* Do this *
Transcribe the full listing exactly, and drop every picture.

::: Data provided

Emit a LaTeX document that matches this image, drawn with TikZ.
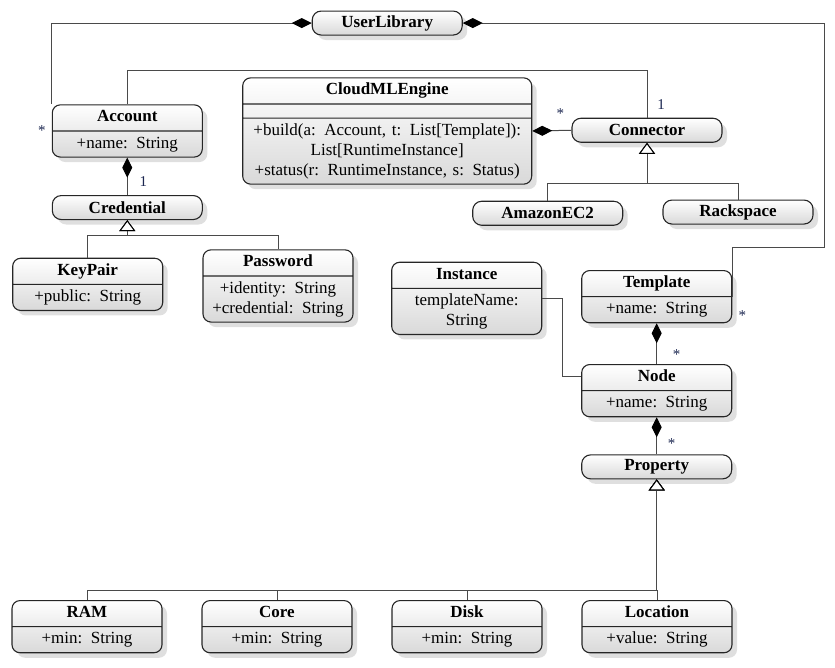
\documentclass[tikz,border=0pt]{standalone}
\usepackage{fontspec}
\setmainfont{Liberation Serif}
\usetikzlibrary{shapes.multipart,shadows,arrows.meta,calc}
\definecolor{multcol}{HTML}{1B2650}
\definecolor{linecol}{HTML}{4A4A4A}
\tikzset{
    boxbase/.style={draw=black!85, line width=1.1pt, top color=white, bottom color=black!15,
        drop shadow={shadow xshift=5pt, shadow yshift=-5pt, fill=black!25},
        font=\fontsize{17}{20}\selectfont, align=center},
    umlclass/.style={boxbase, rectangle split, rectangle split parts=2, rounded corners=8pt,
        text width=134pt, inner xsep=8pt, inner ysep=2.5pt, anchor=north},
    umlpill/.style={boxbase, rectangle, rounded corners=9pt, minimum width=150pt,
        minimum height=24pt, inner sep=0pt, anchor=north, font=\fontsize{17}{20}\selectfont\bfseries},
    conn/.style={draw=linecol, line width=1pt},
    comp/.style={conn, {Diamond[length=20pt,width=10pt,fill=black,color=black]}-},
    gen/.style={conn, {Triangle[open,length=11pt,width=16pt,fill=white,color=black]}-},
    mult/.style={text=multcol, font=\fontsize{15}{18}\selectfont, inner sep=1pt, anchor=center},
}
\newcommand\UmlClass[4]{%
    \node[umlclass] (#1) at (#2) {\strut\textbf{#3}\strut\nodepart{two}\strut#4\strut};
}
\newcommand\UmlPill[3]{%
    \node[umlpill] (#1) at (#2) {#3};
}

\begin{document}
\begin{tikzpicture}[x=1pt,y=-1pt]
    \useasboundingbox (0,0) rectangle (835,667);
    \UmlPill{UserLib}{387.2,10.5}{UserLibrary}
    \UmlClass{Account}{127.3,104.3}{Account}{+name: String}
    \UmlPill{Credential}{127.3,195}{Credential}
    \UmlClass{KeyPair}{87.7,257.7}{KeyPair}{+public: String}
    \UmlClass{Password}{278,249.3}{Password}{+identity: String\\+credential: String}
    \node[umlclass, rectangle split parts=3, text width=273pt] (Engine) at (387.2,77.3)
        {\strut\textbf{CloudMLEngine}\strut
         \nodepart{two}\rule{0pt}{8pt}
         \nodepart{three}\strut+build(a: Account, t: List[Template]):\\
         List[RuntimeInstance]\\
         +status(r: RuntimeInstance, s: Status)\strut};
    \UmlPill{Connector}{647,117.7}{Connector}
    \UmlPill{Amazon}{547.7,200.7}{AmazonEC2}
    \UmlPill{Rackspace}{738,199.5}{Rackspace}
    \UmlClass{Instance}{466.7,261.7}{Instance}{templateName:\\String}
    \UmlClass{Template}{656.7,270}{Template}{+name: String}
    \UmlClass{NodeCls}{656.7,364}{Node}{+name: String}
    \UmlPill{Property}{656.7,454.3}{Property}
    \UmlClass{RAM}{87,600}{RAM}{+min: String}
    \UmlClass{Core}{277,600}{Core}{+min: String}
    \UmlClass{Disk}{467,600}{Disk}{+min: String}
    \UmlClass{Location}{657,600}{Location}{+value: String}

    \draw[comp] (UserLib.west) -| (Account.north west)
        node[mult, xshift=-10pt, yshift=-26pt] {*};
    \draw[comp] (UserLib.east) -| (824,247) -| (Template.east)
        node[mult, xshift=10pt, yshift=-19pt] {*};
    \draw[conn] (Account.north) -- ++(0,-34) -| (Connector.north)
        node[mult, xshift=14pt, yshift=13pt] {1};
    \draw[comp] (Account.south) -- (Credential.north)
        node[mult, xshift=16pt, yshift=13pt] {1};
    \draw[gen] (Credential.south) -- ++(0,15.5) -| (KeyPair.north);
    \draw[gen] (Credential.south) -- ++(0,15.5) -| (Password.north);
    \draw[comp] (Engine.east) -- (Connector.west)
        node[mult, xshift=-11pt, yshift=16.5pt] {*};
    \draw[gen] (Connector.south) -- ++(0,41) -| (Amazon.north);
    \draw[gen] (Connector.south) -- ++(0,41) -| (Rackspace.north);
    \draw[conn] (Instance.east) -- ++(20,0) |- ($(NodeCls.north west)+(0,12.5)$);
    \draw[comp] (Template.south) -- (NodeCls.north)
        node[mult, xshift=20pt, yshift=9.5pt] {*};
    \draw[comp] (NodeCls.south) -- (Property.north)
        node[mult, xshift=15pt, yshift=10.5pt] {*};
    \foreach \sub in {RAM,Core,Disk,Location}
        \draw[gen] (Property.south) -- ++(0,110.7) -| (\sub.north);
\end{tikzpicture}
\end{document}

::::::

* Response to the task *
Emit a LaTeX document that matches this image, drawn with TikZ.
\documentclass[tikz,border=0pt]{standalone}
\usepackage{fontspec}
\setmainfont{Liberation Serif}
\usetikzlibrary{shapes.multipart,shadows,arrows.meta,calc}
\definecolor{multcol}{HTML}{1B2650}
\definecolor{linecol}{HTML}{4A4A4A}
\tikzset{
    boxbase/.style={draw=black!85, line width=1.1pt, top color=white, bottom color=black!15,
        drop shadow={shadow xshift=5pt, shadow yshift=-5pt, fill=black!25},
        font=\fontsize{17}{20}\selectfont, align=center},
    umlclass/.style={boxbase, rectangle split, rectangle split parts=2, rounded corners=8pt,
        text width=134pt, inner xsep=8pt, inner ysep=2.5pt, anchor=north},
    umlpill/.style={boxbase, rectangle, rounded corners=9pt, minimum width=150pt,
        minimum height=24pt, inner sep=0pt, anchor=north, font=\fontsize{17}{20}\selectfont\bfseries},
    conn/.style={draw=linecol, line width=1pt},
    comp/.style={conn, {Diamond[length=20pt,width=10pt,fill=black,color=black]}-},
    gen/.style={conn, {Triangle[open,length=11pt,width=16pt,fill=white,color=black]}-},
    mult/.style={text=multcol, font=\fontsize{15}{18}\selectfont, inner sep=1pt, anchor=center},
}
\newcommand\UmlClass[4]{%
    \node[umlclass] (#1) at (#2) {\strut\textbf{#3}\strut\nodepart{two}\strut#4\strut};
}
\newcommand\UmlPill[3]{%
    \node[umlpill] (#1) at (#2) {#3};
}

\begin{document}
\begin{tikzpicture}[x=1pt,y=-1pt]
    \useasboundingbox (0,0) rectangle (835,667);
    \UmlPill{UserLib}{387.2,10.5}{UserLibrary}
    \UmlClass{Account}{127.3,104.3}{Account}{+name: String}
    \UmlPill{Credential}{127.3,195}{Credential}
    \UmlClass{KeyPair}{87.7,257.7}{KeyPair}{+public: String}
    \UmlClass{Password}{278,249.3}{Password}{+identity: String\\+credential: String}
    \node[umlclass, rectangle split parts=3, text width=273pt] (Engine) at (387.2,77.3)
        {\strut\textbf{CloudMLEngine}\strut
         \nodepart{two}\rule{0pt}{8pt}
         \nodepart{three}\strut+build(a: Account, t: List[Template]):\\
         List[RuntimeInstance]\\
         +status(r: RuntimeInstance, s: Status)\strut};
    \UmlPill{Connector}{647,117.7}{Connector}
    \UmlPill{Amazon}{547.7,200.7}{AmazonEC2}
    \UmlPill{Rackspace}{738,199.5}{Rackspace}
    \UmlClass{Instance}{466.7,261.7}{Instance}{templateName:\\String}
    \UmlClass{Template}{656.7,270}{Template}{+name: String}
    \UmlClass{NodeCls}{656.7,364}{Node}{+name: String}
    \UmlPill{Property}{656.7,454.3}{Property}
    \UmlClass{RAM}{87,600}{RAM}{+min: String}
    \UmlClass{Core}{277,600}{Core}{+min: String}
    \UmlClass{Disk}{467,600}{Disk}{+min: String}
    \UmlClass{Location}{657,600}{Location}{+value: String}

    \draw[comp] (UserLib.west) -| (Account.north west)
        node[mult, xshift=-10pt, yshift=-26pt] {*};
    \draw[comp] (UserLib.east) -| (824,247) -| (Template.east)
        node[mult, xshift=10pt, yshift=-19pt] {*};
    \draw[conn] (Account.north) -- ++(0,-34) -| (Connector.north)
        node[mult, xshift=14pt, yshift=13pt] {1};
    \draw[comp] (Account.south) -- (Credential.north)
        node[mult, xshift=16pt, yshift=13pt] {1};
    \draw[gen] (Credential.south) -- ++(0,15.5) -| (KeyPair.north);
    \draw[gen] (Credential.south) -- ++(0,15.5) -| (Password.north);
    \draw[comp] (Engine.east) -- (Connector.west)
        node[mult, xshift=-11pt, yshift=16.5pt] {*};
    \draw[gen] (Connector.south) -- ++(0,41) -| (Amazon.north);
    \draw[gen] (Connector.south) -- ++(0,41) -| (Rackspace.north);
    \draw[conn] (Instance.east) -- ++(20,0) |- ($(NodeCls.north west)+(0,12.5)$);
    \draw[comp] (Template.south) -- (NodeCls.north)
        node[mult, xshift=20pt, yshift=9.5pt] {*};
    \draw[comp] (NodeCls.south) -- (Property.north)
        node[mult, xshift=15pt, yshift=10.5pt] {*};
    \foreach \sub in {RAM,Core,Disk,Location}
        \draw[gen] (Property.south) -- ++(0,110.7) -| (\sub.north);
\end{tikzpicture}
\end{document}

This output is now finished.